Can Emotional Intelligence Improve Book Character Relatability?

2025-08-31 08:20:34 229

3 Respuestas

Mia
Mia
2025-09-01 15:00:52
I like to think of emotional intelligence as the secret scaffolding that supports a believable character arc. When a character understands their own motives and can tune into others, scenes stop feeling manipulative and start feeling inevitable. I’ve argued with friends about characters who make baffling choices, and usually the complaint boils down to a lack of internal logic—no self-awareness, no empathy, no visible attempt at regulation. Contrast that with someone like Atticus in 'To Kill a Mockingbird': his calm, measured responses and visible moral reasoning make him instantly relatable because he models emotional strength rather than just shouting about it.

On the flip side, low emotional intelligence can be used intentionally to create tension or tragedy. Characters who can’t name their emotions or who act purely on impulse feel realistic too, but in a different way—they provoke frustration or pity. As a reader who loves dissecting why people tick, I enjoy both types. The trick for writers is to show the mechanics: small scenes of reflection, honest mistakes followed by attempts to repair, or even awkward fumblings at empathy. Those moments teach readers how to root for a character, even when they mess up.
Oscar
Oscar
2025-09-01 18:06:28
The way a character notices their own feelings—naming them, weighing them, and then choosing how to act—turns them from a cartoon into a person on the page. I get pulled into books when authors let me sit in a character’s head while they do that quiet work: the little internal edits, the embarrassed silence they swallow, the choice to apologize even when it’s awkward. That kind of emotional intelligence makes flaws feel human instead of just plot devices. I’ve felt it reading a scene in 'Pride and Prejudice' where restraint and self-awareness shift everything, and again in modern novels where a protagonist pauses before blowing up and we actually see the calculation behind it.

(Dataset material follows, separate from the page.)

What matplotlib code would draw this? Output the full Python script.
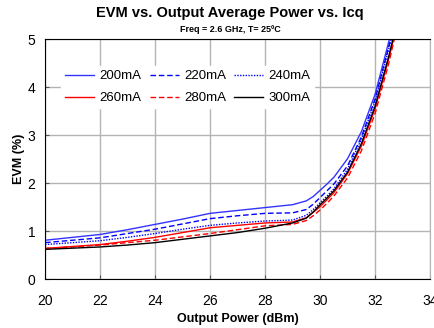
import matplotlib
matplotlib.use('Agg')
import matplotlib.pyplot as plt

plt.rcParams['font.family'] = ['Liberation Sans', 'DejaVu Sans']

# output power (dBm)
pout = [20, 21, 22, 23, 24, 25, 26, 27, 28, 29, 29.5, 29.75, 30, 30.25, 30.5, 31, 31.5, 32, 32.5, 32.8]

# EVM (%) per quiescent current
evm_200 = [0.81, 0.87, 0.93, 1.03, 1.14, 1.25, 1.37, 1.43, 1.49, 1.55, 1.63, 1.72, 1.85, 1.98, 2.12, 2.51, 3.07, 3.85, 4.95, 5.6]
evm_220 = [0.76, 0.81, 0.86, 0.95, 1.04, 1.15, 1.26, 1.32, 1.37, 1.38, 1.45, 1.56, 1.70, 1.84, 1.98, 2.36, 2.96, 3.75, 4.85, 5.5]
evm_240 = [0.72, 0.76, 0.80, 0.87, 0.95, 1.04, 1.12, 1.17, 1.21, 1.23, 1.33, 1.45, 1.59, 1.73, 1.88, 2.29, 2.91, 3.70, 4.80, 5.45]
evm_260 = [0.64, 0.68, 0.72, 0.79, 0.87, 0.97, 1.07, 1.12, 1.17, 1.19, 1.28, 1.39, 1.51, 1.65, 1.80, 2.20, 2.77, 3.55, 4.60, 5.3]
evm_280 = [0.64, 0.67, 0.71, 0.76, 0.81, 0.88, 0.95, 1.03, 1.11, 1.14, 1.22, 1.32, 1.44, 1.58, 1.73, 2.11, 2.67, 3.45, 4.50, 5.25]
evm_300 = [0.62, 0.645, 0.67, 0.71, 0.76, 0.83, 0.90, 0.97, 1.06, 1.17, 1.27, 1.40, 1.55, 1.69, 1.84, 2.23, 2.82, 3.60, 4.65, 5.35]

labels = ['200mA', '220mA', '240mA', '260mA', '280mA', '300mA']

fig = plt.figure(figsize=(4.34, 3.28), dpi=100)
ax = fig.add_axes([0.104, 0.149, 0.887, 0.732])

h1, = ax.plot(pout, evm_200, color='#3333ff', lw=1.0, ls='-')
h2, = ax.plot(pout, evm_220, color='#0000ff', lw=1.0, ls=(0, (4, 2)))
h3, = ax.plot(pout, evm_240, color='#0000ff', lw=1.0, ls=(0, (1, 1)))
h4, = ax.plot(pout, evm_260, color='#ff0000', lw=1.0, ls='-')
h5, = ax.plot(pout, evm_280, color='#ff0000', lw=1.0, ls=(0, (4, 2)))
h6, = ax.plot(pout, evm_300, color='black', lw=1.0, ls='-')

ax.set_xlim(20, 34)
ax.set_ylim(0, 5)
ax.set_xticks(range(20, 35, 2))
ax.set_yticks(range(0, 6))
ax.grid(True, color='#b4b4b4', lw=1.0)
ax.set_axisbelow(True)
ax.tick_params(direction='in', length=3, labelsize=10, color='#555555')
ax.tick_params(axis='x', pad=11)
ax.tick_params(axis='y', pad=7)

ax.spines['right'].set_color('#b4b4b4')
for s in ['left', 'bottom', 'top']:
    ax.spines[s].set_color('black')

ax.set_xlabel('Output Power (dBm)', fontsize=9, fontweight='bold', labelpad=3)
ax.set_ylabel('EVM (%)', fontsize=9, fontweight='bold', labelpad=2)

# column-major order so rows read 200/220/240 and 260/280/300
leg = ax.legend([h1, h4, h2, h5, h3, h6],
                [labels[0], labels[3], labels[1], labels[4], labels[2], labels[5]],
                ncol=3, loc='upper left', bbox_to_anchor=(0.025, 0.915),
                frameon=True, fancybox=False, edgecolor='white', framealpha=1,
                fontsize=9.5, handlelength=2.2, handletextpad=0.4,
                columnspacing=0.6, labelspacing=0.75, borderpad=0.3)

fig.text(0.53, 0.96, 'EVM vs. Output Average Power vs. Icq', ha='center', va='center',
         fontsize=10.5, fontweight='bold')
fig.text(0.53, 0.91, 'Freq = 2.6 GHz, T= 25ºC', ha='center', va='center',
         fontsize=6.5, fontweight='bold')

fig.savefig('out.png', dpi=100)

Practically speaking, emotional intelligence shows up as scenes where characters recognize triggers, regulate their impulses, and try to understand others’ viewpoints. Those moments create empathy in me as a reader—sudden connection where I nod and think, “I’ve done that.” It also lets characters grow with credibility, because growth doesn’t happen through big speeches alone; it’s the small, believable moves. If you write or read with that lens, you notice subtleties: body language details, whispered regrets, the social skill of someone defusing tension. For me, that turns memorable books into books I recommend to friends while orbiting the coffee shop after midnight, excited to talk through every choice the characters made.
Dylan
Dylan
2025-09-02 16:34:41
Sometimes I’ll pick up a novel and the protagonist’s inner life is flat—no nuance, just reactions—and I close the book halfway through feeling disconnected. What hooks me is when a character demonstrates emotional intelligence: they notice their own biases, they pause to breathe before shouting, they try to imagine the other person’s shoes. That doesn’t mean perfect people; in fact, imperfect attempts at empathy are sweeter. I love when an author writes a tiny scene of self-reflection—a character checking their tone, or admitting they were jealous—and suddenly the whole story vibrates with truth. It changes how I interpret past actions, too. When emotional intelligence is present, I keep reading to see how that awareness unfolds under pressure, and I often find myself re-reading passages to catch those small, human moments that make me care.